ПУТЕВЫЕ ЗАМЕТКИ. Из серии “Дружба народов”.
Письмо в Каракалпакию до востребования
Нукус-Устюрт. Экспедиция археологов. Лето 1976 г.
ДРУЖБА НАРОДОВ
В 1976 году я уволилась из ИФЗ и осталась без работы. Мне очень хотелось поехать в Бухару, чтобы навестить могилу Сергея Николаевича Юренева. На свои деньги ехать туда было дорого, и я решила устроиться в какую-нибудь экспедицию на полевой сезон. Не помню, кто меня надоумил пойти в Институт Археологии, а там как раз требовался геодезист в Хорезмскую экспедицию, и меня взяли. База их находилась в Турткуле, а раскопки велись в пустыне. Я рассчитывала, что оттуда я как-нибудь доберусь до Бухары. Но вышло по-другому. В Газли случилось сильное землетрясение, и проезд на юг закрыли.
Однажды начальство послало меня в другой московский отряд, на раскопки в знаменитую крепость Топрак-калу, так как у них не было топографа. А уж оттуда послали меня к местным археологам, которые копали крепость Джампак-Калу VIII века на обрыве (чинке) Устюрта. Из Нукуса меня сопровождал в этот отряд местный археолог татарин Эдик, и мы с ним за время дороги подружились. Приехали в отряд, а там одни мужчины — я была в ужасе. Вдруг приставать будут. Начальник отряда каракалпак Мирзамурат тут же отвел меня в заросли, где на берегу арыка с солоноватой и чистой водой стояла заранее поставленная для меня палатка.

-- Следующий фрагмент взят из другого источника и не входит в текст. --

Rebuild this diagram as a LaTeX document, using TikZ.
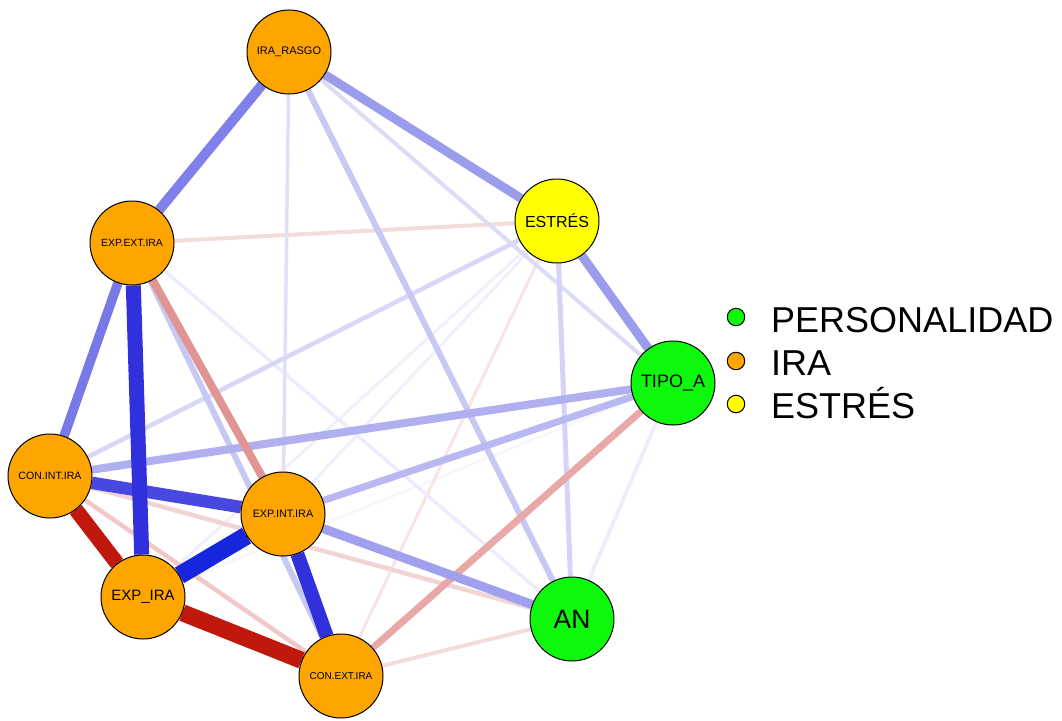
\documentclass[tikz,border=0pt]{standalone}
\usepackage{fontspec}
\setmainfont{Liberation Sans}
\usetikzlibrary{backgrounds}
\definecolor{orng}{HTML}{FFA500}
\definecolor{yel}{HTML}{FFFF00}
\definecolor{grn}{HTML}{0EF80E}
\begin{document}
\begin{tikzpicture}[x=1pt,y=-1pt,
  nd/.style={circle,draw=black,line width=1pt,minimum size=84pt,inner sep=0pt,text=black},
  lg/.style={circle,draw=black,line width=1pt,minimum size=17.5pt,inner sep=0pt},
  lt/.style={anchor=base west,inner sep=0pt,font=\fontsize{36}{36}\selectfont},
  ed/.style n args={2}{draw={#1},line width=#2pt}
]
\useasboundingbox (0,0) rectangle (1062,720);
% nodes
\node[nd,fill=orng,font=\fontsize{11}{11}\selectfont] (R) at (289,52) {IRA\_RASGO};
\node[nd,fill=yel,font=\fontsize{16}{16}\selectfont] (S) at (557,221) {ESTRÉS};
\node[nd,fill=orng,font=\fontsize{10.4}{10.4}\selectfont] (E) at (132,243) {EXP.EXT.IRA};
\node[nd,fill=grn,font=\fontsize{18}{18}\selectfont] (T) at (673,383) {TIPO\_A};
\node[nd,fill=orng,font=\fontsize{10.6}{10.6}\selectfont] (C) at (50,476) {CON.INT.IRA};
\node[nd,fill=orng,font=\fontsize{10.8}{10.8}\selectfont] (I) at (283,514) {EXP.INT.IRA};
\node[nd,fill=orng,font=\fontsize{15}{15}\selectfont] (X) at (143,597) {EXP\_IRA};
\node[nd,fill=grn,font=\fontsize{26.5}{26.5}\selectfont] (A) at (572,619) {AN};
\node[nd,fill=orng,font=\fontsize{10}{10}\selectfont] (K) at (341,676) {CON.EXT.IRA};
% edges
\begin{pgfonlayer}{background}
\draw[ed={rgb,255:red,246;green,246;blue,252}{2.5}] (T) -- (X);
\draw[ed={rgb,255:red,240;green,240;blue,252}{3}] (S) -- (X);
\draw[ed={rgb,255:red,240;green,240;blue,252}{3}] (S) -- (I);
\draw[ed={rgb,255:red,248;green,228;blue,228}{3}] (S) -- (K);
\draw[ed={rgb,255:red,236;green,236;blue,252}{3.5}] (E) -- (A);
\draw[ed={rgb,255:red,236;green,236;blue,252}{3.5}] (T) -- (A);
\draw[ed={rgb,255:red,245;green,220;blue,220}{4}] (E) -- (S);
\draw[ed={rgb,255:red,245;green,220;blue,220}{4}] (K) -- (A);
\draw[ed={rgb,255:red,224;green,224;blue,248}{3.5}] (R) -- (I);
\draw[ed={rgb,255:red,220;green,220;blue,248}{4}] (R) -- (T);
\draw[ed={rgb,255:red,242;green,212;blue,212}{4.5}] (C) -- (A);
\draw[ed={rgb,255:red,240;green,200;blue,200}{4.5}] (C) -- (K);
\draw[ed={rgb,255:red,216;green,216;blue,246}{4.5}] (S) -- (C);
\draw[ed={rgb,255:red,212;green,212;blue,246}{5}] (S) -- (A);
\draw[ed={rgb,255:red,200;green,200;blue,244}{6}] (R) -- (A);
\draw[ed={rgb,255:red,200;green,200;blue,244}{6}] (E) -- (K);
\draw[ed={rgb,255:red,184;green,184;blue,242}{7}] (T) -- (I);
\draw[ed={rgb,255:red,232;green,168;blue,168}{7}] (T) -- (K);
\draw[ed={rgb,255:red,176;green,176;blue,240}{8}] (T) -- (C);
\draw[ed={rgb,255:red,224;green,148;blue,148}{8}] (E) -- (I);
\draw[ed={rgb,255:red,160;green,160;blue,238}{9}] (I) -- (A);
\draw[ed={rgb,255:red,156;green,156;blue,236}{9}] (R) -- (S);
\draw[ed={rgb,255:red,156;green,156;blue,236}{9}] (S) -- (T);
\draw[ed={rgb,255:red,120;green,120;blue,230}{9.5}] (E) -- (C);
\draw[ed={rgb,255:red,128;green,128;blue,234}{10}] (R) -- (E);
\draw[ed={rgb,255:red,72;green,72;blue,224}{12.5}] (C) -- (I);
\draw[ed={rgb,255:red,48;green,48;blue,220}{14}] (I) -- (K);
\draw[ed={rgb,255:red,192;green,24;blue,12}{15}] (C) -- (X);
\draw[ed={rgb,255:red,48;green,48;blue,220}{15}] (E) -- (X);
\draw[ed={rgb,255:red,192;green,24;blue,12}{17}] (X) -- (K);
\draw[ed={rgb,255:red,21;green,38;blue,220}{18}] (X) -- (I);
\end{pgfonlayer}
% legend
\node[lg,fill=grn] (L1) at (736,317) {};
\node[lg,fill=orng] (L2) at (736,361) {};
\node[lg,fill=yel] (L3) at (736,404) {};
\node[lt] (T1) at (771,332) {PERSONALIDAD};
\node[lt] (T2) at (771,375) {IRA};
\node[lt] (T3) at (771,418) {ESTRÉS};
\end{tikzpicture}
\end{document}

По случаю нашего приезда был устроен пир. Ели замечательно приготовленную рыбу — сазана и судака; пили коньяк и вино. Нас было пятеро — каракалпак Мирзамурат, казах Нуриман, татарин Эдик, еще один казах Кордабай-ага — он-то все и готовил и нас потчевал, и я, русская, — они стали называть меня Наташа-Ханум, потому что произносить Наталья Михайловна сочли затруднительным.
Около полуночи на лагерь обрушился страшный ураган, и ветер сорвал несколько палаток — я такой бури и на море не видала. Вода лилась с небес сплошным потоком, промочила иссохшие на солнце пески и “высветила” контуры скрытых песками домов, хумов (кувшинов), древних мостовых. В этом мы убедились, когда утром пришли в крепость. Три дня не покладая рук мы вчетвером делали съемку, чтобы успеть нанести на план все, что ненадолго “высветилось” и должно было исчезнуть под палящими лучами солнца.

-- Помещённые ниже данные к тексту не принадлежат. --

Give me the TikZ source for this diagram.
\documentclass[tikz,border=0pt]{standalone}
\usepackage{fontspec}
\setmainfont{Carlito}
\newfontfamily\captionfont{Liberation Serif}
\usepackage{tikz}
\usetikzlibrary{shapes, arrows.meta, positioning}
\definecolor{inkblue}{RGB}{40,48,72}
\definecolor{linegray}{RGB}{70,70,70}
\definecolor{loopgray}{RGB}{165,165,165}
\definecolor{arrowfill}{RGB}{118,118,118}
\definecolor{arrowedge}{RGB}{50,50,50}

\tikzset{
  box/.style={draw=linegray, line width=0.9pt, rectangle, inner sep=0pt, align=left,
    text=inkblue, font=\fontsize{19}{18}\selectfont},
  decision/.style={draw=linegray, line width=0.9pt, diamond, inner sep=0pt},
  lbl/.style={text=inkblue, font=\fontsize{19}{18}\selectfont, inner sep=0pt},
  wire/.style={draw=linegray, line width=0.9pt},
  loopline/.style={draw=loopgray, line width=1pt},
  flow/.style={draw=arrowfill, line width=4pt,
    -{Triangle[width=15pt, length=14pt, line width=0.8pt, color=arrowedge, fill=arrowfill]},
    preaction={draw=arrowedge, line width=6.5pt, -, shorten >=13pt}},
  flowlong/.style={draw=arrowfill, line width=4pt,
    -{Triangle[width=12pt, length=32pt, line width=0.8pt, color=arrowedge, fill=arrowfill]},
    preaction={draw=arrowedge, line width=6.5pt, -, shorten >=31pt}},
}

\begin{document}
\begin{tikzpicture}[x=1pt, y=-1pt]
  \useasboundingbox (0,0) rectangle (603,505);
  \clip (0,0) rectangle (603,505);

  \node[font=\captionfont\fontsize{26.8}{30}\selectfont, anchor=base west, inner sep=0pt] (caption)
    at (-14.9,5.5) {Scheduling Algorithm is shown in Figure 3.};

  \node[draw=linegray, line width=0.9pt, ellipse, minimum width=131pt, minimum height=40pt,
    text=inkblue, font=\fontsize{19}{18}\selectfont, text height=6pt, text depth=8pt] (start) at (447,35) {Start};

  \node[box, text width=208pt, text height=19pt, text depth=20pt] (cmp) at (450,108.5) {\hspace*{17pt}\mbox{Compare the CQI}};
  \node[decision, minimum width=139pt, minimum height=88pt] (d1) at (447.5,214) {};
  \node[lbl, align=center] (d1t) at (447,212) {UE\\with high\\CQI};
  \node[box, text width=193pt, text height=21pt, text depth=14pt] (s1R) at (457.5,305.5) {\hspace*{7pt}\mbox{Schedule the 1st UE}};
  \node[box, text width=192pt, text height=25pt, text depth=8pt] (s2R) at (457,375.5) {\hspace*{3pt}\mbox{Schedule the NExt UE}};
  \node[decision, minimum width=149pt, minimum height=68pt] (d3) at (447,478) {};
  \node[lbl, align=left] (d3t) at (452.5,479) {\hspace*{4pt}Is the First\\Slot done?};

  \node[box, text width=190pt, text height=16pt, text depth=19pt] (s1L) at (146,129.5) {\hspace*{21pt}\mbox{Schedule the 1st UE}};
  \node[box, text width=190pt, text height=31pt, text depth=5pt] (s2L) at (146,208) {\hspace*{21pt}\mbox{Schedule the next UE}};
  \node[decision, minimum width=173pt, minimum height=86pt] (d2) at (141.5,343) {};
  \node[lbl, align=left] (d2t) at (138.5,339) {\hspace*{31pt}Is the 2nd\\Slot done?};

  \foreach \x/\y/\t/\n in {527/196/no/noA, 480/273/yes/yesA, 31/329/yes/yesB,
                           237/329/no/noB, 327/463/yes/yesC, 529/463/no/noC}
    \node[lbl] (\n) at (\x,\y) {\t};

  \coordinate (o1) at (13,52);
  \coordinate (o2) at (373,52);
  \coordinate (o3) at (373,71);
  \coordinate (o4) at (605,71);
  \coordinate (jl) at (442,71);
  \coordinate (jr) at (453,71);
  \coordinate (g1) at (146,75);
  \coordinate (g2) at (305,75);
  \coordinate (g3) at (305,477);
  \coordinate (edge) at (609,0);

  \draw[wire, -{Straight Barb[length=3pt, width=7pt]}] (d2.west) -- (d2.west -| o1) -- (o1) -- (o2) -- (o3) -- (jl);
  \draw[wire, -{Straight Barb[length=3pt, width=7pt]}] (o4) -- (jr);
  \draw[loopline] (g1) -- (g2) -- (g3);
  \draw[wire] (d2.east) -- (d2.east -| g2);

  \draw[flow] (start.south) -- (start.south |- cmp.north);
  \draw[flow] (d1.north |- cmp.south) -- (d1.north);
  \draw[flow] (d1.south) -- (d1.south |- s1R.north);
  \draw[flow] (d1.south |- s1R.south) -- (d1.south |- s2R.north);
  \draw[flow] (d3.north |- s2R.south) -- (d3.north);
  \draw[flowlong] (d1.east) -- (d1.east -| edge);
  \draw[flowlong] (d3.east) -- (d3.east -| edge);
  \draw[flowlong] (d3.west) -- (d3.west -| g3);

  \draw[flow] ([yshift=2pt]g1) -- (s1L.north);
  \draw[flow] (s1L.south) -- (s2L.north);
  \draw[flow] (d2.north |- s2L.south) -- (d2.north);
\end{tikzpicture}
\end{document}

Наша дружеская пирушка, вместе пережитая опасность, а главное, совместная работа, которой мы все отдавались с радостным увлечением, — всё вместе – так нас сблизило и сдружило, что, уезжая от них, я чуть не плакала. За ударную работу Мирзамурат выдал мне полевые за месяц — 150 руб. за три дня. Ни до, ни после этого я так много за день не зарабатывала.
Мирзамурат — молчаливый, внимательный и заботливый до изысканности — притащил мне с Устюрта “ласточкины хвосты” — камушки гипса. Толстый, ироничный и улыбчивый казах Нуриман вначале недоверчиво ко мне относился — казахи не любят русских. Но и он подобрел. А уж Эдик — такой живой, такой добрый человек. Худенький, непоседа, безотказный.
Накануне моего отъезда Эдик приготовил сырую рыбу (“хе” по-корейски) в уксусе и с перцем. Мы запивали рыбу шампанским и все немного грустили, потому что знали, что больше никогда не увидимся. Не пойдем вместе в утренних лучах солнца к крутому обрыву Устюрта, не будем с азартом отыскивать темные контуры древних строений и разглядывать скорпионов, которые прячутся под камнями от жгучей жары. Ну, да ведь счастье всегда коротко, а на этот раз оно продлилось целых три дня.
Оно запечатлелось всего на одной фотографии, где мы сидим все четверо — казах, татарин, каракалпак и русская, но у меня в сердце и в памяти оно сохранилось на всю жизнь. Поэтому я не верю, что не было “дружбы народов” — она была.